- _Aim_: Retype each line exactly. Skip images.
╔══
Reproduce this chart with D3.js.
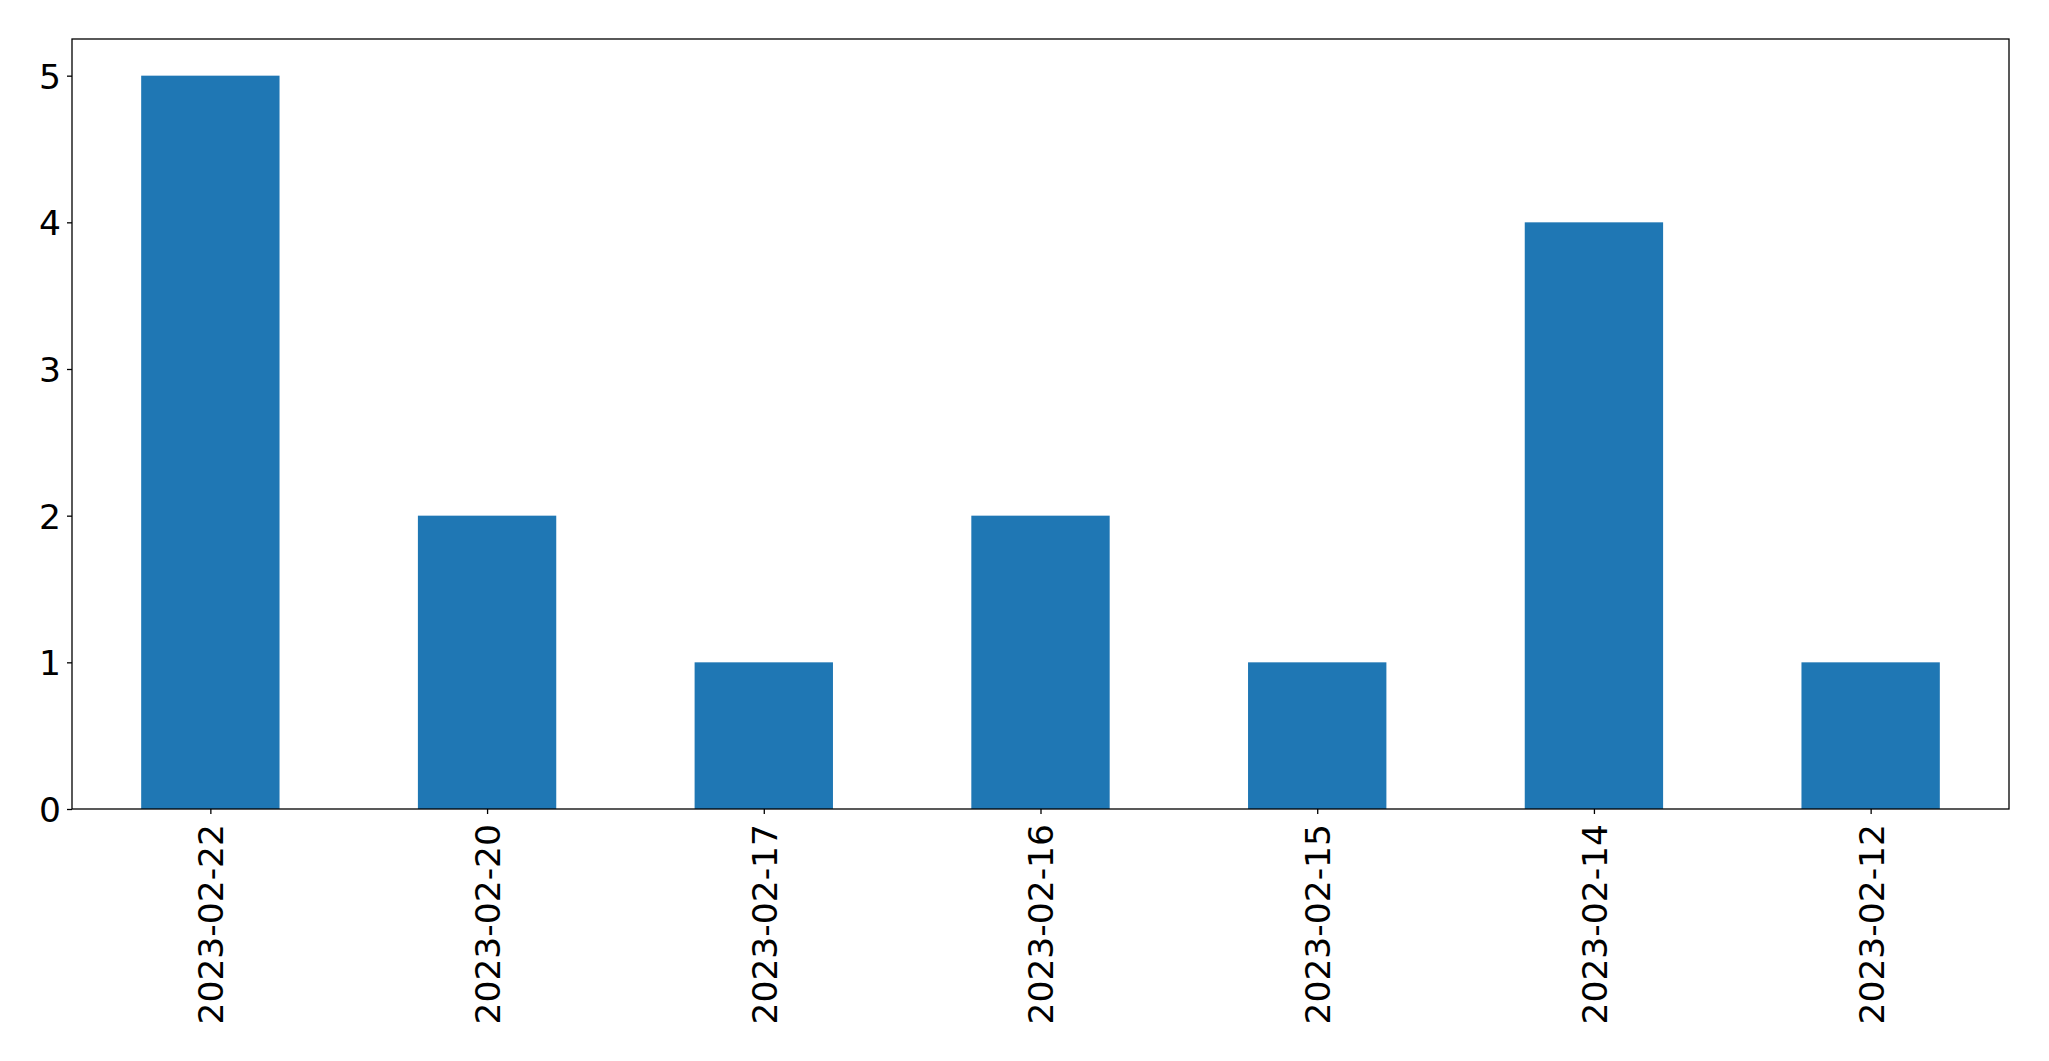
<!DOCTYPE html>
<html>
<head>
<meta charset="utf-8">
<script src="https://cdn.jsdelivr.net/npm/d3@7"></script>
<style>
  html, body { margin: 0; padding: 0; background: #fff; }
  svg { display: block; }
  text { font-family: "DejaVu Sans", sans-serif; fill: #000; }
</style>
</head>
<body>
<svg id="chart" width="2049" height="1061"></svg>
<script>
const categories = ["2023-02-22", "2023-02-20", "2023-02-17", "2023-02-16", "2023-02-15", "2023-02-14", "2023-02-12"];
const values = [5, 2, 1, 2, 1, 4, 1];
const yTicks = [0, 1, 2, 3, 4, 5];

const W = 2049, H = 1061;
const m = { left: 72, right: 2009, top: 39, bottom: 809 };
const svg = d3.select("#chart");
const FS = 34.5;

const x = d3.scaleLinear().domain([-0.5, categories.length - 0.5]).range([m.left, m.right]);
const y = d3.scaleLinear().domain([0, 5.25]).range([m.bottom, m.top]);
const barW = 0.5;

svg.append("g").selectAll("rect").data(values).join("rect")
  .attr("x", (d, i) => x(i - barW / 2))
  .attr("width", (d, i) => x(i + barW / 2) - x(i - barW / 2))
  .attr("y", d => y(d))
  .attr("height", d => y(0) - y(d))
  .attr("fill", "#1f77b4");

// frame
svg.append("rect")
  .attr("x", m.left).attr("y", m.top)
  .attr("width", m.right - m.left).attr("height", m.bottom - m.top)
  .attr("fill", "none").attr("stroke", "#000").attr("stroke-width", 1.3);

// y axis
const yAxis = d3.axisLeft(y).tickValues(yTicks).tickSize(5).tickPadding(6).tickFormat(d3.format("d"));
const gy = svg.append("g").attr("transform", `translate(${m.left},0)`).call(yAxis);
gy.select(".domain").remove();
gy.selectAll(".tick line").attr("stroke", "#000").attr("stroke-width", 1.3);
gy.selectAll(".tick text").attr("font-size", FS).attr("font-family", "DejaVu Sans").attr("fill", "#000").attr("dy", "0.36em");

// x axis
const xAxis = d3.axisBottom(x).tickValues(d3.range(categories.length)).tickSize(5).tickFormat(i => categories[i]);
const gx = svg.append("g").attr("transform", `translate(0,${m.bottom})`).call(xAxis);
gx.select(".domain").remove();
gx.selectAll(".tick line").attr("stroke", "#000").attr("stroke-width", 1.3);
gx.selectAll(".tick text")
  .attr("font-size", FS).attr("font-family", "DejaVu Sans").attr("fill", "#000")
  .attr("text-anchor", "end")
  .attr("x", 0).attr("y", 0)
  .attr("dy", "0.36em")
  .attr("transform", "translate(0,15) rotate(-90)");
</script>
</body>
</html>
╚══
- _Exercise answer_:
Reproduce this chart with D3.js.
<!DOCTYPE html>
<html>
<head>
<meta charset="utf-8">
<script src="https://cdn.jsdelivr.net/npm/d3@7"></script>
<style>
  html, body { margin: 0; padding: 0; background: #fff; }
  svg { display: block; }
  text { font-family: "DejaVu Sans", sans-serif; fill: #000; }
</style>
</head>
<body>
<svg id="chart" width="2049" height="1061"></svg>
<script>
const categories = ["2023-02-22", "2023-02-20", "2023-02-17", "2023-02-16", "2023-02-15", "2023-02-14", "2023-02-12"];
const values = [5, 2, 1, 2, 1, 4, 1];
const yTicks = [0, 1, 2, 3, 4, 5];

const W = 2049, H = 1061;
const m = { left: 72, right: 2009, top: 39, bottom: 809 };
const svg = d3.select("#chart");
const FS = 34.5;

const x = d3.scaleLinear().domain([-0.5, categories.length - 0.5]).range([m.left, m.right]);
const y = d3.scaleLinear().domain([0, 5.25]).range([m.bottom, m.top]);
const barW = 0.5;

svg.append("g").selectAll("rect").data(values).join("rect")
  .attr("x", (d, i) => x(i - barW / 2))
  .attr("width", (d, i) => x(i + barW / 2) - x(i - barW / 2))
  .attr("y", d => y(d))
  .attr("height", d => y(0) - y(d))
  .attr("fill", "#1f77b4");

// frame
svg.append("rect")
  .attr("x", m.left).attr("y", m.top)
  .attr("width", m.right - m.left).attr("height", m.bottom - m.top)
  .attr("fill", "none").attr("stroke", "#000").attr("stroke-width", 1.3);

// y axis
const yAxis = d3.axisLeft(y).tickValues(yTicks).tickSize(5).tickPadding(6).tickFormat(d3.format("d"));
const gy = svg.append("g").attr("transform", `translate(${m.left},0)`).call(yAxis);
gy.select(".domain").remove();
gy.selectAll(".tick line").attr("stroke", "#000").attr("stroke-width", 1.3);
gy.selectAll(".tick text").attr("font-size", FS).attr("font-family", "DejaVu Sans").attr("fill", "#000").attr("dy", "0.36em");

// x axis
const xAxis = d3.axisBottom(x).tickValues(d3.range(categories.length)).tickSize(5).tickFormat(i => categories[i]);
const gx = svg.append("g").attr("transform", `translate(0,${m.bottom})`).call(xAxis);
gx.select(".domain").remove();
gx.selectAll(".tick line").attr("stroke", "#000").attr("stroke-width", 1.3);
gx.selectAll(".tick text")
  .attr("font-size", FS).attr("font-family", "DejaVu Sans").attr("fill", "#000")
  .attr("text-anchor", "end")
  .attr("x", 0).attr("y", 0)
  .attr("dy", "0.36em")
  .attr("transform", "translate(0,15) rotate(-90)");
</script>
</body>
</html>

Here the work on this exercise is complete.